Analysis for Model Generalization

To further validate model generalization of different models in migrating applications, we pre-train them on dataset-1 and then migrate them directly to dataset-2 for COVID-19 prediction. Experimental results are shown in Table 7. The proposed model also obtains the best effect, which strongly confirms excellent generalization of our model in COVID-19 detection. In addition, we also display the ROC of suboptimal network MHA-Corocapsule and the proposed model for 3-class classification in Fig. 9, from which we can see that our model is the most competitive for normal, pneumonia, and COVID-19 classification. Based on the above comparison results, we can conclude that the design of the proposed model is more efficient in identifying COVID-19 compared with the capsule networks designed by routing and transfer learning models. It utilizes depthwise convolution, point convolution, and dilated convolution to design feature extractors, which can effectively capture the local dependency and global dependency of COVID-19 features. We also construct homogeneous vector capsules to build the classification layer. Such a design significantly reduces the complexity of the model and achieves the best performance simultaneously. To conclude, our network is simple and efficient and plays a crucial role in preventing and controlling COVID-19.

Fig. 9
figure 9

Interpretation of the proposed model for four COVID-19 cases using different class activation maps. Pneumonia sites have been identified in the arrow and box sections.

Conclusions and Future Work

Mainstream DL frameworks mainly use deep feature extraction approaches or transfer learning to detect COVID-19. However, their performance often depends on massive labeled samples. This paper proposes a more lightweight capsule network, called DPDH-CapNet, which mainly consists of convolutional layers and capsule layers. The convolutional layer uses depthwise convolution, point convolution, and dilated convolution as a set of feature extractors, which can effectively capture local and long-range dependencies for the pathological features of COVID-19. The capsule layer is constructed with homogeneous vector capsules. It can effectively avoid the traditional matrix multiplication and expensive computational routing mechanisms dealing with the capsule dimensional entanglement between capsule layers.

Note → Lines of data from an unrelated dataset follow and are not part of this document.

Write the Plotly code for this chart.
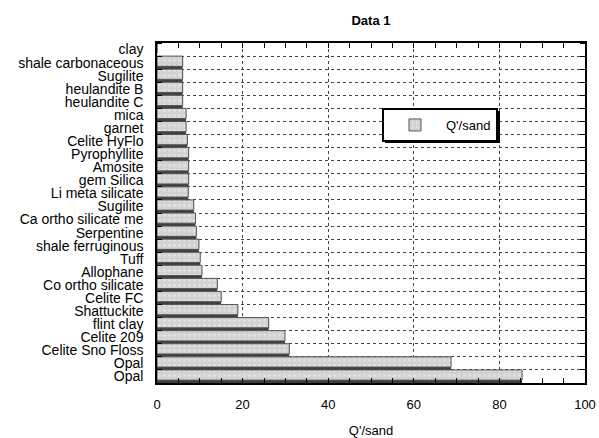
import plotly.graph_objects as go

categories = ["clay", "shale carbonaceous", "Sugilite", "heulandite B", "heulandite C",
              "mica", "garnet", "Celite HyFlo", "Pyrophyllite", "Amosite", "gem Silica",
              "Li meta silicate", "Sugilite", "Ca ortho silicate me", "Serpentine",
              "shale ferruginous", "Tuff", "Allophane", "Co ortho silicate", "Celite FC",
              "Shattuckite", "flint clay", "Celite 209", "Celite Sno Floss", "Opal", "Opal"]
values = [0, 6.0, 6.0, 6.0, 6.0, 6.8, 6.8, 7.1, 7.4, 7.4, 7.4, 7.3, 8.6, 9.0, 9.2,
          9.8, 10.1, 10.5, 14.1, 15.0, 18.9, 26.1, 29.9, 30.9, 68.7, 85.3]
series_name = "Q'/sand"
x_ticks = [0, 20, 40, 60, 80, 100]

n = len(categories)
ypos = [n - 1 - i for i in range(n)]

FONT = "Liberation Sans, Arial, Helvetica, sans-serif"

fig = go.Figure()
# dark shadow band (full row)
fig.add_trace(go.Bar(
    x=values, y=ypos, orientation="h", width=1.0, offset=-0.5,
    marker=dict(color="#3f3f3f", line=dict(width=0)),
    showlegend=False, hoverinfo="skip"))
# light patterned bar
fig.add_trace(go.Bar(
    x=values, y=ypos, orientation="h", width=0.78, offset=-0.28,
    name=series_name,
    marker=dict(color="#d2d2d2",
                pattern=dict(shape=".", fgcolor="#f2f2f2", size=5, solidity=0.25),
                line=dict(width=1, color="#555555"))))

fig.update_layout(
    width=599, height=438,
    margin=dict(l=157, r=14, t=43, b=55, autoexpand=False),
    paper_bgcolor="white", plot_bgcolor="white",
    barmode="overlay",
    font=dict(family=FONT, size=13, color="black"),
    title=dict(text="<b>Data 1</b>", x=(157 + 585) / 2 / 599, xanchor="center",
               y=1 - 20 / 438, yanchor="middle", font=dict(size=13)),
    showlegend=True,
    legend=dict(x=(382 - 157) / 428, y=(383 - 108) / 340, xanchor="left", yanchor="top",
                bgcolor="white", bordercolor="black", borderwidth=2,
                font=dict(size=13), itemwidth=52),
)

fig.update_xaxes(
    range=[0, 100], tickvals=x_ticks, automargin=False,
    showline=True, linecolor="black", linewidth=1.5, mirror="ticks",
    ticks="inside", ticklen=5, tickcolor="black",
    showgrid=True, gridcolor="#444444", griddash="dot", gridwidth=1,
    zeroline=False, ticklabelstandoff=9,
    minor=dict(dtick=5, ticks="inside", ticklen=5, tickcolor="black", showgrid=False),
    title=dict(text=series_name, standoff=16, font=dict(size=13)),
    tickfont=dict(size=13),
)
fig.update_yaxes(
    range=[-0.5, n - 0.5], tickvals=ypos, ticktext=categories, automargin=False,
    showline=True, linecolor="black", linewidth=1.5, mirror="ticks",
    ticks="", showgrid=False, zeroline=False,
    ticklabelstandoff=9,
    minor=dict(tick0=0.5, dtick=1, ticks="inside", ticklen=5, tickcolor="black",
               showgrid=True, gridcolor="#444444", griddash="dot", gridwidth=1),
    tickfont=dict(size=14),
)

# legend drop shadow
fig.add_shape(type="rect", xref="paper", yref="paper",
              x0=(385 - 157) / 428, x1=(500 - 157) / 428,
              y0=(383 - 143) / 340, y1=(383 - 111) / 340,
              fillcolor="black", line=dict(width=0), layer="above")

fig.write_html("out.html")
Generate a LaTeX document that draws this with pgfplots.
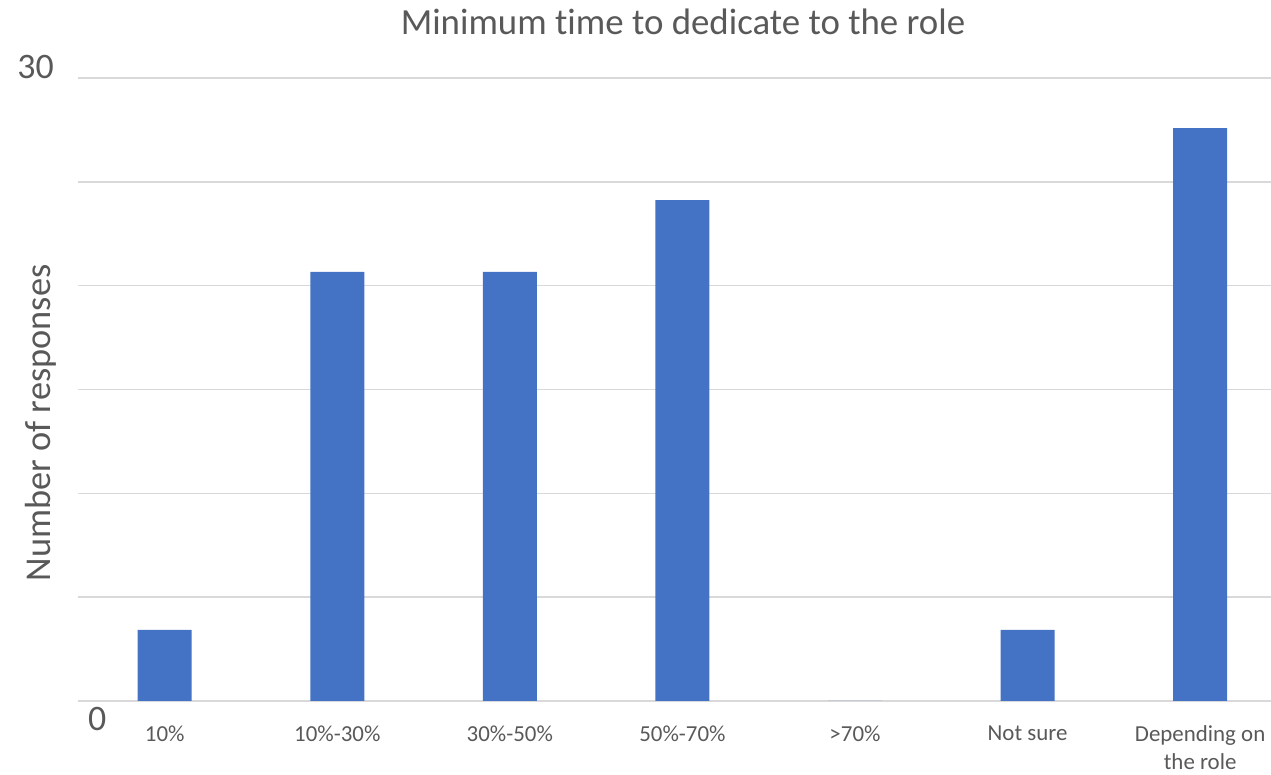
\documentclass[border=0pt]{standalone}
\usepackage{fontspec}
\setmainfont{Carlito}[Ligatures={NoCommon}]
\usepackage{pgfplots}
\pgfplotsset{compat=1.18}
\definecolor{barblue}{HTML}{4472C4}
\definecolor{gridgray}{HTML}{D9D9D9}
\definecolor{txtgray}{HTML}{595959}
\begin{document}
\begin{tikzpicture}[x=1bp,y=1bp]
\path[use as bounding box] (0,0) rectangle (1271,775);
\clip (0,0) rectangle (1271,775);
\begin{axis}[
  at={(78.4bp,74bp)}, anchor=south west,
  scale only axis, width=1208bp, height=623bp,
  xmin=-0.5, xmax=6.5, ymin=0, ymax=30,
  ybar, bar width=54bp,
  axis x line*=bottom, axis y line*=left,
  x axis line style={gridgray, line width=1.5bp, -},
  y axis line style={draw=none},
  xtick=data, xtick style={draw=none}, ytick style={draw=none},
  xticklabels={10\%,10\%-30\%,30\%-50\%,50\%-70\%,>70\%,Not sure,{Depending on\\the role}},
  xticklabel style={font=\fontsize{23}{28}\selectfont, text=txtgray, align=center, anchor=north, yshift=-21bp},
  ytick={0,5,...,30}, yticklabels={},
  ymajorgrids, grid style={gridgray, line width=1.5bp},
  major tick length=0pt,
]
\addplot[fill=barblue, draw=none] coordinates {(0,3.42) (1,20.66) (2,20.66) (3,24.12) (4,0) (5,3.42) (6,27.59)};
\end{axis}
\node[anchor=base, text=txtgray, font=\fontsize{37}{40}\selectfont] at (683,775-35) {Minimum time to dedicate to the role};
\node[anchor=base east, text=txtgray, font=\fontsize{36}{40}\selectfont, inner sep=0pt] at (54,775-79) {30};
\node[anchor=base west, text=txtgray, font=\fontsize{36}{40}\selectfont, inner sep=0pt] at (88,775-731) {0};
\node[rotate=90, anchor=base, text=txtgray, font=\fontsize{36.5}{40}\selectfont, inner sep=0pt] at (50,775-423) {Number of responses};
\end{tikzpicture}
\end{document}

At the same time, it obtains competitive results in comparison with different routing mechanisms. In comparison with the state-of-the-art capsule networks, the parameters of our model are reduced by 9x, and it achieves the best performance. Moreover, it has faster convergence and better generalization. In addition, the proposed model also shows great advantages for COVID-19 recognition compared to current state-of-the-art transfer learning methods, and it does not require any pre-training. Extensive experiments also indicate that our model can achieve an accurate diagnosis for COVID-19 even under limited samples, with a lower computational overhead. Despite the encouraging results, the proposed model still requires clinical research and testing. Due to its higher accuracy and sensitivity for COVID-19 cases, the DPDH-CapNet contributes to a deeper understanding of critical aspects of COVID-19 cases for radiologists and health professionals.